Leïla s’abonne aussi à une chaîne de Nasheed – chant islamique a capella –, dont elle envoie des extraits à Mateo, pourtant très ancré dans ses idéologies nazies. Sans réaliser que tous les deux connaissent aussi Christian, ils évoquent leurs projets violents. Leïla lui confie qu’elle veut attaquer son ancien lycée et l’église à côté de chez elle. « Elle hésitait avec le nazisme, mais était plus attirée par Daech », conclut Mateo devant les policiers. « Elle m’avait envoyé un Nasheed qui se nommait “mécréant de l’humanité”, je me souviens l’avoir beaucoup écouté et l’avoir retranscrit dans un cahier. »

Dans l’un de ses cahiers, nommé « White Jihad », Mateo développe le point commun entre le jihadisme et la suprématie aryenne : tous les deux veulent instaurer « un État unique, suprême, éternel et combatif ». Devant les policiers, le jeune homme reconnaît qu’au collège il était fasciné par Mohamed Merah et « proche des idées d’Al-Qaida ». Aujourd’hui, « je m’en inspire pour les techniques de combat ». Car ce n’est pas le prophète de l’islam qui lui a tendu la main dans ses songes, mais Adolf Hitler.

Dans une note du 26 mars 2021, Christian couche quelques lignes sur Leïla : « Je n’arrive pas à t’oublier, mais je m’habitue à ton absence. » En juillet, Yuri aussi se languit. « On avait le même âge, le même parcours de vie, on est tous les deux convertis, c’était parfait », se lamente-t-il auprès d’un candidat au jihad prêt à rejoindre le « Sham » avec lui. « Elle m’a demandé où trouver un fusil d’assaut. Je n’ai jamais vu une fille aussi courageuse. »

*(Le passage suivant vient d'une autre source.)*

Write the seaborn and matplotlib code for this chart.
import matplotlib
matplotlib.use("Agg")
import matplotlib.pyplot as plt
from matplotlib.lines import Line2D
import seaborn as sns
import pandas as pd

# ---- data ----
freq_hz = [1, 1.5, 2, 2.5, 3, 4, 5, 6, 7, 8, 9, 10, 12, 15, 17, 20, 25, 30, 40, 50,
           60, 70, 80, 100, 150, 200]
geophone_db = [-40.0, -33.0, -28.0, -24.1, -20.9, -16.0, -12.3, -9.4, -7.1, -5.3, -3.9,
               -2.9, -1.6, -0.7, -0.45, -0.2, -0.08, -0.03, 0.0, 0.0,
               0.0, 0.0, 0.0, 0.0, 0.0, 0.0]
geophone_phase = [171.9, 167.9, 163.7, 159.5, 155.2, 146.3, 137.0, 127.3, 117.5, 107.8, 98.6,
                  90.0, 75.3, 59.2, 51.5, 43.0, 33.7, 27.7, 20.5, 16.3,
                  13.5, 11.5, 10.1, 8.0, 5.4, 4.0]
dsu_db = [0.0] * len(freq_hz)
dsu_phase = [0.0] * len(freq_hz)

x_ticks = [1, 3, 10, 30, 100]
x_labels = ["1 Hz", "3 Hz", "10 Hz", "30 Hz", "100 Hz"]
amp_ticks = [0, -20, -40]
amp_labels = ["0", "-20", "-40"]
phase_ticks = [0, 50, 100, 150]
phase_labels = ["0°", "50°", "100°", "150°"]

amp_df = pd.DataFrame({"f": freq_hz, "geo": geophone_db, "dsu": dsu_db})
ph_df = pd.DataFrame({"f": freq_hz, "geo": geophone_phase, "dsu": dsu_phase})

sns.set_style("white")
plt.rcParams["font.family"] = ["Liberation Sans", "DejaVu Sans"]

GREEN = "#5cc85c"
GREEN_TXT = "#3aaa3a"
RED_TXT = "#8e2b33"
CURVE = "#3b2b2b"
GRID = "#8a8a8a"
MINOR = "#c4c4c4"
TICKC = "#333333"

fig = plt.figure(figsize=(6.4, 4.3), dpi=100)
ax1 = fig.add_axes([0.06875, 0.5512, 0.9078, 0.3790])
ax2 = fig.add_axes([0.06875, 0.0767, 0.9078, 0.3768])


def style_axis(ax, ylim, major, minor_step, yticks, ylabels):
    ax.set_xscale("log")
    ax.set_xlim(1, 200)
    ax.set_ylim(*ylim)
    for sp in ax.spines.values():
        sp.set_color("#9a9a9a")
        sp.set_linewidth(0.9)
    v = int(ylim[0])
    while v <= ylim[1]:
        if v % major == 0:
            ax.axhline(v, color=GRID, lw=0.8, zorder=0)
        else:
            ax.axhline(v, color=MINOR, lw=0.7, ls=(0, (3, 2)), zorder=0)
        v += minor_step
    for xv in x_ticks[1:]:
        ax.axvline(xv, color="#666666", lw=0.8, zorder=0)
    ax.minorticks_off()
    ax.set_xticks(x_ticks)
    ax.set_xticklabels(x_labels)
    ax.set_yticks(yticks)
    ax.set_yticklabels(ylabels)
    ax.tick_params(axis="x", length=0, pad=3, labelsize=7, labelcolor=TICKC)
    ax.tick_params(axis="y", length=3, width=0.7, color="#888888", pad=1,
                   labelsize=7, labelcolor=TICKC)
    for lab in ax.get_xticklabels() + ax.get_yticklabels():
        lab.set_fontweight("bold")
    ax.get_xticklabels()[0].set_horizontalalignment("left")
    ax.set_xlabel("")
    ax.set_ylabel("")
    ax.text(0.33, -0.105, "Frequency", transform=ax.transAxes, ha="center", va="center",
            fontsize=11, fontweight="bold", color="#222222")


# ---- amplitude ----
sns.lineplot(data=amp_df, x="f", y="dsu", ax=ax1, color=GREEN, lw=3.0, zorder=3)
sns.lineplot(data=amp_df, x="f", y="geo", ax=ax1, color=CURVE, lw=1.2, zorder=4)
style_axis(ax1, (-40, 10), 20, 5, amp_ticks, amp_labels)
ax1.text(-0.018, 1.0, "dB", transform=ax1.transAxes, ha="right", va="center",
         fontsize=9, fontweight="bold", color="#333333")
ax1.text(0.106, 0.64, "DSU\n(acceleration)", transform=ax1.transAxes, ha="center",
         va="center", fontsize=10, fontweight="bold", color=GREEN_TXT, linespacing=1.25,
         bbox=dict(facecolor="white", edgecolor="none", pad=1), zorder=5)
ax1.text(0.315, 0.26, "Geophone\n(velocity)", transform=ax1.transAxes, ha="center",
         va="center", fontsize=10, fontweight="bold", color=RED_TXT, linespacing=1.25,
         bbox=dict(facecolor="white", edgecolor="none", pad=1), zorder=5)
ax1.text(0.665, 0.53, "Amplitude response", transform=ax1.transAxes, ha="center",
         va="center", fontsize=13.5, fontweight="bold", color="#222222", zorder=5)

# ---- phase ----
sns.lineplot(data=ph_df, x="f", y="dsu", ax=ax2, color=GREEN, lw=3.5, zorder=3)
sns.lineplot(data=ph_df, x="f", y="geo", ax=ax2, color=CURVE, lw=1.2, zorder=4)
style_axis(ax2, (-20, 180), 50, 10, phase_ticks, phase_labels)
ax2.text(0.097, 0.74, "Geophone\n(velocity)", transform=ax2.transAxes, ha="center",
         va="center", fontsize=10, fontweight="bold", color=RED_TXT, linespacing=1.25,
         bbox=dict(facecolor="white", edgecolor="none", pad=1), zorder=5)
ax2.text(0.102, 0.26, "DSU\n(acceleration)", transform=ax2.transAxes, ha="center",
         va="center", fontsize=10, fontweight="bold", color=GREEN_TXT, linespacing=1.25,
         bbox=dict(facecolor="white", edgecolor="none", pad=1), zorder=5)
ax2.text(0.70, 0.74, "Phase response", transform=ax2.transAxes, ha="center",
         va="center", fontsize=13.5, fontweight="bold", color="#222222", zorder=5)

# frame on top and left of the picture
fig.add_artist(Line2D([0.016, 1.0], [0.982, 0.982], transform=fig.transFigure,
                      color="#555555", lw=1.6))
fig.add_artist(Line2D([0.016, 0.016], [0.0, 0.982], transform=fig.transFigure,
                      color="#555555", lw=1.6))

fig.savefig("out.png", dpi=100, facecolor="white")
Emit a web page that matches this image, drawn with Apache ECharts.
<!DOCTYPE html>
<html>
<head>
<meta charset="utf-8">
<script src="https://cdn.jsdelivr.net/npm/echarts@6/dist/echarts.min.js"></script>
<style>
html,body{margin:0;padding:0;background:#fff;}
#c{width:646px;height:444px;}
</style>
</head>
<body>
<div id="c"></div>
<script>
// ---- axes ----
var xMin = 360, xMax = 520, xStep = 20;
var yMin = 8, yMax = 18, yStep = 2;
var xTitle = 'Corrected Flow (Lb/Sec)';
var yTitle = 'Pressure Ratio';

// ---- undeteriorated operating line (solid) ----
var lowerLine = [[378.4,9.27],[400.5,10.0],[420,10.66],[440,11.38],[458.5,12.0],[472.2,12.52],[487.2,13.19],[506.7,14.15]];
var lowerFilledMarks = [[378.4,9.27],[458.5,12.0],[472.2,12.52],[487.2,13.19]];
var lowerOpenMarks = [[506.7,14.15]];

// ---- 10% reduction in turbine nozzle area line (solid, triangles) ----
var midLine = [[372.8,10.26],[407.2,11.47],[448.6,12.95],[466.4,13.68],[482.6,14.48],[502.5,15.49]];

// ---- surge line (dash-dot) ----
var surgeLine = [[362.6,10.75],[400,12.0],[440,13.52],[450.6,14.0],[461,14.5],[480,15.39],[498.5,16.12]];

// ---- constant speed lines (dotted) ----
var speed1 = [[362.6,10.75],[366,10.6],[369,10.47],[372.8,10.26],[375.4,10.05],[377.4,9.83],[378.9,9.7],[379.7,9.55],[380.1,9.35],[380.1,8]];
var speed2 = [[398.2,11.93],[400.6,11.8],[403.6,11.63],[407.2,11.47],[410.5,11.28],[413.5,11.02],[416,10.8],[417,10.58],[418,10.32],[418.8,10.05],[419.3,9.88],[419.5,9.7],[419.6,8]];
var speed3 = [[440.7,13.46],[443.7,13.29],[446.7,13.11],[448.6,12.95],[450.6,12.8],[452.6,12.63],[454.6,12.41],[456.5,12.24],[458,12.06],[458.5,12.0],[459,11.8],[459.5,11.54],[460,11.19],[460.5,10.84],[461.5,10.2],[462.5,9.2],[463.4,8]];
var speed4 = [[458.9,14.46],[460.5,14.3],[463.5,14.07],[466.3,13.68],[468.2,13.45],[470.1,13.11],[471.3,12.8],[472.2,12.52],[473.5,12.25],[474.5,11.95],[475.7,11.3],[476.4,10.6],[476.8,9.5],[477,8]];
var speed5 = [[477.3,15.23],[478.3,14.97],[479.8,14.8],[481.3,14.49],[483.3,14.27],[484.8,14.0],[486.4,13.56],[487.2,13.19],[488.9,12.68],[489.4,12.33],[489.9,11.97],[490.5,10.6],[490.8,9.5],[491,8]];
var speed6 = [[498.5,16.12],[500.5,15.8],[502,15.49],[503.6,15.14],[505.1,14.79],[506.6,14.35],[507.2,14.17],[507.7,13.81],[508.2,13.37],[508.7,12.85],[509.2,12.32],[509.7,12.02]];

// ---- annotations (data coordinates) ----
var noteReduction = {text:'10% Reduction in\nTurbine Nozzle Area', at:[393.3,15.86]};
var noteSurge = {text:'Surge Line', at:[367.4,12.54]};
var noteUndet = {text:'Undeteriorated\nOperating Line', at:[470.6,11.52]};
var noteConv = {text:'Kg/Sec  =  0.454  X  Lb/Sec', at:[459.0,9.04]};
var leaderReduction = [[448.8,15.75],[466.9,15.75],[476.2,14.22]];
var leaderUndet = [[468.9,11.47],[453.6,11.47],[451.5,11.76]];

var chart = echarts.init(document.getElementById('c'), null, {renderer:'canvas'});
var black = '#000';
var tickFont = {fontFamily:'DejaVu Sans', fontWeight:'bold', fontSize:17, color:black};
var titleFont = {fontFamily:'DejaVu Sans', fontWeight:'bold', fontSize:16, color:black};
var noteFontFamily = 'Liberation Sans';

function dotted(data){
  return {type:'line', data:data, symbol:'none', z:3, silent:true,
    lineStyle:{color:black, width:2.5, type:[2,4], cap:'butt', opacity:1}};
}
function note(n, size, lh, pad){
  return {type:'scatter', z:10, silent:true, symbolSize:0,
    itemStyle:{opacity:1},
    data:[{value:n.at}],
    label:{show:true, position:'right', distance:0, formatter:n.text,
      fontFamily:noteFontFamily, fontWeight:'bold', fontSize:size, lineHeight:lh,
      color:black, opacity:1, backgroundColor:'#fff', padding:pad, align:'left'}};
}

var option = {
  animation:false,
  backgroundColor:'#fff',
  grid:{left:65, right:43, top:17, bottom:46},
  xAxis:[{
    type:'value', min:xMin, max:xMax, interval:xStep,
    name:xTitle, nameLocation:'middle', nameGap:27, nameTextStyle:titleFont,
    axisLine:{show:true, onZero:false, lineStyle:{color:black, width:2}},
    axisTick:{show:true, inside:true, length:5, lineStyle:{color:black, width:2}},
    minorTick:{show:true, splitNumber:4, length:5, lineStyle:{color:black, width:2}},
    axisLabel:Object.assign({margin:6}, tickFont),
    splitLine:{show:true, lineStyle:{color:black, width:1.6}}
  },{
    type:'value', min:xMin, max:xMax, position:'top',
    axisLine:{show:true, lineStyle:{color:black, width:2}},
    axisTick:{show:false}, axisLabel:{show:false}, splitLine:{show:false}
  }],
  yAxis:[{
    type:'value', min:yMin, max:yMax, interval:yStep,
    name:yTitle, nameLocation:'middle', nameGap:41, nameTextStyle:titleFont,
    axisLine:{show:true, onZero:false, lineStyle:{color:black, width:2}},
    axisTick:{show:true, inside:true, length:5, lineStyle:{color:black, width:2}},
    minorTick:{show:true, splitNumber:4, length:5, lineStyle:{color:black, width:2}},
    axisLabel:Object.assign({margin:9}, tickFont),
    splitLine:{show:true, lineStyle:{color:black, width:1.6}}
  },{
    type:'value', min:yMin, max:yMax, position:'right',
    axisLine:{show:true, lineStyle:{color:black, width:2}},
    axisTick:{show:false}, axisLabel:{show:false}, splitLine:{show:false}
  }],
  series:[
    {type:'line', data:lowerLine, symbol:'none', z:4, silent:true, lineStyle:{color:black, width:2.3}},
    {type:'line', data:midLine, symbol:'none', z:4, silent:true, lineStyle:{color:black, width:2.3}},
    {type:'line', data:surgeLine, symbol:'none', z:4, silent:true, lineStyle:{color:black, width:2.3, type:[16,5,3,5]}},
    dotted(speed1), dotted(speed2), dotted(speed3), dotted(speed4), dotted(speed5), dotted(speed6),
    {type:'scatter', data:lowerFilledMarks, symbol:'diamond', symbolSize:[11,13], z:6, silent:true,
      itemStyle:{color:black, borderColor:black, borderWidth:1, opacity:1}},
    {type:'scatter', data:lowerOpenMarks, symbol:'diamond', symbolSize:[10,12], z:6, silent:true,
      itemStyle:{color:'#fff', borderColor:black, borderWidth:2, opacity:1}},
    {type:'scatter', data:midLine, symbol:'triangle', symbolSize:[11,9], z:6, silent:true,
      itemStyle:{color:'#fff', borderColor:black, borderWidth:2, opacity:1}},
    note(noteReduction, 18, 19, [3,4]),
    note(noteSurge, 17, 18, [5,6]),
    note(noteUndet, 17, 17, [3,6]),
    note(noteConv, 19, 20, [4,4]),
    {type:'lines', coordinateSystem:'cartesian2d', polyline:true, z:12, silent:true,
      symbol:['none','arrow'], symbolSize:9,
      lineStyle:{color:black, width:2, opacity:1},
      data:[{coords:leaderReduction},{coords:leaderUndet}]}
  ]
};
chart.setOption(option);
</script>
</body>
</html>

Yuri ne le sait pas encore, mais sa promise a été arrêtée. Un service de renseignement étranger a prévenu la France d’« une menace d’opération kamikaze imminente », peut-on lire dans le rapport de la DGSI. En garde à vue, la jeune femme s’épanche : « Je me suis intéressée à ces deux idéologies uniquement pour justifier ma fascination pour la mort violente. » Mais, promet-elle, «je ne croyais vraiment ni en l’une ni en l’autre ».

*Les prénoms ont été modifiés

Sur une chaîne Telegram liée au mouvement « islamogram », un utilisateur publie un drapeau qui contient des références à Daech, la croix gammée nazie et le drapeau confédéré.